My brother, Kermit, lived only on the periphery of my life until I was five and faced the exciting prospect of going to school too. Until then he was merely a nuisance who kept getting in my way whenever I wanted to write on something or cut something out of a magazine or drive a nail through the phonograph cabinet. Now that I would be joining him in school he became my ideal, which required that I love him. As the eldest son he had all the responsibility, and I had all the fun, but he was handsome and I was funny-looking, with ears that stuck out and forced me to endure my mother's brother Moe's inevitable salutation when he came to visit, “Pull in your ears, we're coming to a tunnel.” As for my father's side of the family, they invariably greeted me by staring at me with supercilious smiles—they were all very large white blue-eyed bison, and extremely satisfied with themselves as they grazed—and saying, “Where did
he
come from?” I alone being dark, with brown eyes and dark hair. Of course my mother had the same coloring, a mistake of nature in their view, she being the sole dark woman to have married into that immense family. They were an unusually inbred clan and married only people who resembled them.

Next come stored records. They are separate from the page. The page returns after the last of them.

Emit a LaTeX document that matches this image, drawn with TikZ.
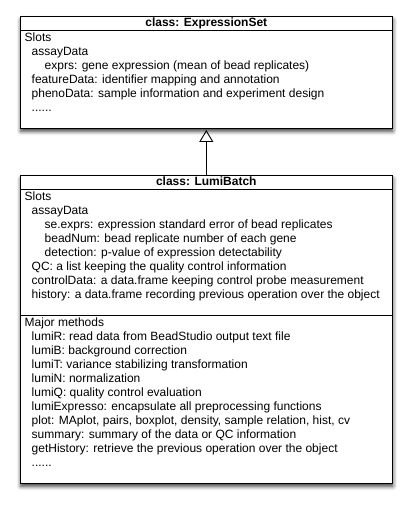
\documentclass[tikz,border=0pt]{standalone}
\usepackage{fontspec}
\setmainfont{Liberation Sans}
\usetikzlibrary{arrows.meta,shadows,shadows.blur,positioning}
\newcommand{\moredots}{......}

\begin{document}
\begin{tikzpicture}[x=1pt,y=-1pt,font=\fontsize{12}{14}\selectfont,
    classbox/.style={draw,line width=0.9pt,fill=white,minimum width=372pt,inner sep=0pt,
      blur shadow={shadow xshift=0.6pt,shadow yshift=-3pt,shadow blur radius=4pt,shadow opacity=80}},
    titlebar/.style={draw,line width=0.9pt,minimum width=372pt,minimum height=13.3pt,inner sep=0pt,
      text height=9pt,text depth=2.2pt,font=\fontsize{12}{14}\selectfont\bfseries},
    slotline/.style={anchor=base west,inner sep=0pt}]

    \useasboundingbox (0,0) rectangle (412,507);

    % Class ExpressionSet
    \node[classbox,minimum height=111.6pt] (exprset) at (206.3,72.5) {};
    \node[titlebar,anchor=north] (exprtitle) at (exprset.north) {class: ExpressionSet};
    \foreach \ind/\txt [count=\i] in {0/Slots, 7/assayData,
        20/{exprs: gene expression (mean of bead replicates)},
        7/{featureData: identifier mapping and annotation},
        7/{phenoData: sample information and experiment design},
        7/\moredots} {%
      \node[slotline] (es\i) at (24.5+\ind,27+14*\i) {\txt};
    }

    % Class LumiBatch
    \node[classbox,minimum height=307.6pt] (lumibatch) at (206.3,329.5) {};
    \node[titlebar,anchor=north] (lumititle) at (lumibatch.north) {class: LumiBatch};
    \node[draw,line width=0.9pt,minimum width=372pt,minimum height=168.3pt,inner sep=0pt,anchor=south]
      (methods) at (lumibatch.south) {};
    \foreach \ind/\txt [count=\i] in {0/Slots, 7/assayData,
        20/{se.exprs: expression standard error of bead replicates},
        20/{beadNum: bead replicate number of each gene},
        20/{detection: p-value of expression detectability},
        7/{QC: a list keeping the quality control information},
        7/{controlData: a data.frame keeping control probe measurement},
        7/{history: a data.frame recording previous operation over the object}} {%
      \node[slotline] (ls\i) at (24.5+\ind,186+14*\i) {\txt};
    }
    \foreach \ind/\txt [count=\i] in {0/Major methods,
        7/{lumiR: read data from BeadStudio output text file},
        7/{lumiB: background correction},
        7/{lumiT: variance stabilizing transformation},
        7/{lumiN: normalization},
        7/{lumiQ: quality control evaluation},
        7/{lumiExpresso: encapsulate all preprocessing functions},
        7/{plot: MAplot, pairs, boxplot, density, sample relation, hist, cv},
        7/{summary: summary of the data or QC information},
        7/{getHistory: retrieve the previous operation over the object},
        7/\moredots} {%
      \node[slotline] (lm\i) at (24.5+\ind,312+14*\i) {\txt};
    }

    % Inheritance arrow
    \draw[-{Triangle[open,length=12pt,width=14pt]},line width=0.9pt,shorten >=1.2pt]
      (lumititle.north) -- (exprset.south);

\end{tikzpicture}
\end{document}
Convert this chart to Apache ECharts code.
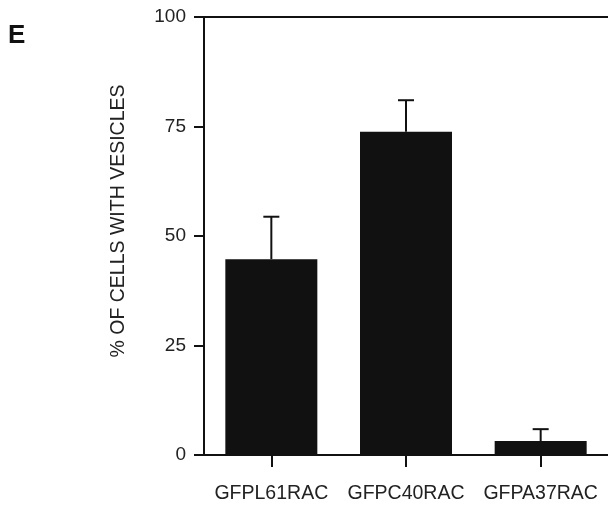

In fact, one of my most beautiful cousins married her flesh-and-blood uncle against the rabbi's warnings, and though they lived in love for years, holding hands and endlessly admiring one another, I think the guilt finally got to her, for she withered strangely in her early forties with something no one could then diagnose, and died looking like a bent hag, her hair gone, her eyes nearly blinded by some inner calamity, having no known disease. My dark mother seemed somehow alien to them, perhaps even an embarrassment, especially since she was the brightest one in the family; they all owned identical Knabe baby grands, but she was the only one who could play, at which they affected amusement. Each time I called to announce the birth of a child of mine, my father's first anxious question was “Is it dark?” The racist implications angered me, but by then, from the clan's reaction to me and to my mother, I had long known the meaning of rejection, the kind that hits you when you've walked into a room and haven't even said anything.